In this talk, we present Koalas, a new open-source project that aims at bridging the gap between the big data and small data for data scientists and at simplifying Apache Spark for people who are already familiar with the pandas library in Python.
Pandas is the standard tool for data science in python, and it is typically the first step to explore and manipulate a data set by data scientists. The problem is that pandas does not scale well to big data. It was designed for small data sets that a single machine could handle.
When data scientists work today with very large data sets, they either have to migrate to PySpark to leverage Spark or downsample their data so that they can use pandas. This presentation will give a deep dive into the conversion between Spark and pandas dataframes.

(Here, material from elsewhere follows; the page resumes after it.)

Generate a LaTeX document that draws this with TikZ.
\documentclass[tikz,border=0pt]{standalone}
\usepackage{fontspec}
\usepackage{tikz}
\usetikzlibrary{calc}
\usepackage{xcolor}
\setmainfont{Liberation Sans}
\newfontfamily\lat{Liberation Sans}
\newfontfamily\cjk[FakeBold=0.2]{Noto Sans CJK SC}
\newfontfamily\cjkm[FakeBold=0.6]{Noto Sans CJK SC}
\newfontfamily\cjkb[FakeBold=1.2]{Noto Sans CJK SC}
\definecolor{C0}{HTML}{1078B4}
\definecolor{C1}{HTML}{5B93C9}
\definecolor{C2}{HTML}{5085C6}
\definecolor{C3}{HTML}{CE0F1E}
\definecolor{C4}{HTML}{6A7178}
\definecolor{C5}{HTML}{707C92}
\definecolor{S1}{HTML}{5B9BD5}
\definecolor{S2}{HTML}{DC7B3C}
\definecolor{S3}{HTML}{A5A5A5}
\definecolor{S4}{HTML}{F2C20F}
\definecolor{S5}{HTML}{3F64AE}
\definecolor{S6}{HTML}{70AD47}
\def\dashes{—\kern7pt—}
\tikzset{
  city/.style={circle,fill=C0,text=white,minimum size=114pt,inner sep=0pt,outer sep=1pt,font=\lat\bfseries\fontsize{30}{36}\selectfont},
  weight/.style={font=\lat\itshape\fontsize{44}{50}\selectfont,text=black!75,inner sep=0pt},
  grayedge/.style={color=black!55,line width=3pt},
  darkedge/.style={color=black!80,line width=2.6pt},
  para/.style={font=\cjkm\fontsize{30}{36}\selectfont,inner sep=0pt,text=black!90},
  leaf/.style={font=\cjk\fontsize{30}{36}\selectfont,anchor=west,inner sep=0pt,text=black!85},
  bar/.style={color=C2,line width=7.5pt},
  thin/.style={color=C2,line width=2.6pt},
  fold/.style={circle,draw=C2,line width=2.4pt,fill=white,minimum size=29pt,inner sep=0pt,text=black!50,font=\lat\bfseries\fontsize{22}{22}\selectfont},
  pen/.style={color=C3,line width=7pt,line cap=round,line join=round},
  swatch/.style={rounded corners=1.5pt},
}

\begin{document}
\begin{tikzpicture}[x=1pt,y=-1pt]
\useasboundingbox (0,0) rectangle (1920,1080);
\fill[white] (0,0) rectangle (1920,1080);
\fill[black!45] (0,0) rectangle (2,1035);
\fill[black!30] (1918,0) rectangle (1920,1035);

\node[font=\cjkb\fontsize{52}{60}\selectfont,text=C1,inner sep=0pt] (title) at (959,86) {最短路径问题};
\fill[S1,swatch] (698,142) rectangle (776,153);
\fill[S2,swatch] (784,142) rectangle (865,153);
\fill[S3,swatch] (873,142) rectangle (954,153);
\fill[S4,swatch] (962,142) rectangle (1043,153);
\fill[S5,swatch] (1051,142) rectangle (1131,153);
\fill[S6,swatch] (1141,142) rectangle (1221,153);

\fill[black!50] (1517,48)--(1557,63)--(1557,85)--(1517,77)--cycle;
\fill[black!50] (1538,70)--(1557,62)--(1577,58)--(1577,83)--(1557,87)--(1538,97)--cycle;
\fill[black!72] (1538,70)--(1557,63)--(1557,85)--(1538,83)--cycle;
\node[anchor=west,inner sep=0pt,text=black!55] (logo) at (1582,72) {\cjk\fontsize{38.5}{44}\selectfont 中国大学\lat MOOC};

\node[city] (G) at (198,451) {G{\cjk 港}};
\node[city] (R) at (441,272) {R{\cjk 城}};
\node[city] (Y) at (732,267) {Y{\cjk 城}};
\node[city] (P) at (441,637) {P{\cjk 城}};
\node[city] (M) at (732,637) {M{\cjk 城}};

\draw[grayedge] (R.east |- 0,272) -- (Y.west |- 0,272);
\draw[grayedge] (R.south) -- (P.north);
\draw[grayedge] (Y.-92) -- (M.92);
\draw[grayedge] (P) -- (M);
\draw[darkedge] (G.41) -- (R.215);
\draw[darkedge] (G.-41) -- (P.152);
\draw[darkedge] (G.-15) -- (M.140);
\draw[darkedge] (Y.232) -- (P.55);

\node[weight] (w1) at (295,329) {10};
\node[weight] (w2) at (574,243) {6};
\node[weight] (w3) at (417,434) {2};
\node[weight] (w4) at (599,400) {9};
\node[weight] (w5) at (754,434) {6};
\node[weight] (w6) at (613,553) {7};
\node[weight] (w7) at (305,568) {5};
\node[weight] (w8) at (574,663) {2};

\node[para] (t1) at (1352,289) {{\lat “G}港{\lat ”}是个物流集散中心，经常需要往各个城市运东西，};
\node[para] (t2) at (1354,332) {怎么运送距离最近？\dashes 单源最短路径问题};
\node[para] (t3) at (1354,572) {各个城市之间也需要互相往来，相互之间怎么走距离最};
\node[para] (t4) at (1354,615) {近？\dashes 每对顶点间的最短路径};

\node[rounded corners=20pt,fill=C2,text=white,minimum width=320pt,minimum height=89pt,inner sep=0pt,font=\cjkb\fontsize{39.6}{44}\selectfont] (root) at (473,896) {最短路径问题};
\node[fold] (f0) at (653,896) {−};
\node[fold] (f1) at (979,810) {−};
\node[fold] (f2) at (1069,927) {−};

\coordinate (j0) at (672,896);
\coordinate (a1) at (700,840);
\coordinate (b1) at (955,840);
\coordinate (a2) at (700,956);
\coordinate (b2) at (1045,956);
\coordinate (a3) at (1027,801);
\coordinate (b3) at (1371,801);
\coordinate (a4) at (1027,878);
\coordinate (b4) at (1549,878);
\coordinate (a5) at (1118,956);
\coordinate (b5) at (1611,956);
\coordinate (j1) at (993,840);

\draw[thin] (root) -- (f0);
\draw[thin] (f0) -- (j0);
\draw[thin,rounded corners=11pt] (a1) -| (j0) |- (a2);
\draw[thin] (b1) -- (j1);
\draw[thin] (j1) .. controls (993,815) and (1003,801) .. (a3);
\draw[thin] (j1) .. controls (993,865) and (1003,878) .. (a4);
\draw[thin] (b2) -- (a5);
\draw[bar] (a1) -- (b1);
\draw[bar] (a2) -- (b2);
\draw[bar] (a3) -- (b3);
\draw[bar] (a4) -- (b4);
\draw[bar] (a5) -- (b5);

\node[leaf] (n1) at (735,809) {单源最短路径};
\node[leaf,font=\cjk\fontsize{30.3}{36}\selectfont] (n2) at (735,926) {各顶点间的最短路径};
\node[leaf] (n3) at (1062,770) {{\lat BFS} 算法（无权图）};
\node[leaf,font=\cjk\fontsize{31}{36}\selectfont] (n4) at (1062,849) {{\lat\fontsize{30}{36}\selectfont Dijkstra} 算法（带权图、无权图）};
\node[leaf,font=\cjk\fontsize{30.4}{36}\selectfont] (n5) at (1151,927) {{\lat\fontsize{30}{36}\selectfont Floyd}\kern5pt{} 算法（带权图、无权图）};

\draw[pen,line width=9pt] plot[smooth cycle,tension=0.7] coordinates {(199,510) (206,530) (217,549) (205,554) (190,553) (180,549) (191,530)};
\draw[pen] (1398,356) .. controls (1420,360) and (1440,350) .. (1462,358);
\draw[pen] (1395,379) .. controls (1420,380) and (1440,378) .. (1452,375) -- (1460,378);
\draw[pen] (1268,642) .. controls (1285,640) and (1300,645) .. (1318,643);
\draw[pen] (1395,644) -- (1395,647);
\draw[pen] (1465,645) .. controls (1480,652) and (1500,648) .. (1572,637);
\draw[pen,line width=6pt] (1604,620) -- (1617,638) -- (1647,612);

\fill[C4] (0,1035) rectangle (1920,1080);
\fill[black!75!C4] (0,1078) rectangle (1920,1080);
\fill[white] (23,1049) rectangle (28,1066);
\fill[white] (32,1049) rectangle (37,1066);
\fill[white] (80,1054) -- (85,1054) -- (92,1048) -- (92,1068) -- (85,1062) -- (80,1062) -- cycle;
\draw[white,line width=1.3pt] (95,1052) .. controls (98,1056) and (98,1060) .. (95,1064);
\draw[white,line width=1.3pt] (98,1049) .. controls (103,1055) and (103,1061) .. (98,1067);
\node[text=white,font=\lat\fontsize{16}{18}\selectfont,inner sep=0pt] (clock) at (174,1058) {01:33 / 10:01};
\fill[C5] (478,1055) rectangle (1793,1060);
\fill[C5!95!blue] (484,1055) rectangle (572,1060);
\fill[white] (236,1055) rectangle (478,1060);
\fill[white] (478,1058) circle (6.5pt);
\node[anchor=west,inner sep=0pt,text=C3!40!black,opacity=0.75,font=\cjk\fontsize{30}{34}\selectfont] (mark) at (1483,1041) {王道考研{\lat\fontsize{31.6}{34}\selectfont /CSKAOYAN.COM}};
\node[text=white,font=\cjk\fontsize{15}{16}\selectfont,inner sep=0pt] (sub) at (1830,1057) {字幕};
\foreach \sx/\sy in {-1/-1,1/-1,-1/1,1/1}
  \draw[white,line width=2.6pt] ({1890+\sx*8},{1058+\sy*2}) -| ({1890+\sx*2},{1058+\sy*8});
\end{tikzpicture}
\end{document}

Through live demonstrations and code samples, you will understand: – how to effectively leverage both pandas and Spark inside the same code base – how to leverage powerful pandas concepts such as lightweight indexing with Spark – technical considerations for unifying the different behaviors of Spark and pandas
Tim Hunter is a software engineer at Databricks and contributes to the Apache Spark MLlib project, as well as the GraphFrames, TensorFrames and Deep Learning Pipelines libraries. He has been building distributed Machine Learning systems with Spark since version 0.2, before Spark was an Apache Software Foundation project.
Takuya Ueshin is a software engineer at Databricks, and an Apache Spark committer and a PMC member. His main interests are in Spark SQL internal, a.k.a. Catalyst, and also PySpark. He is one of the major contributors of the Koalas project.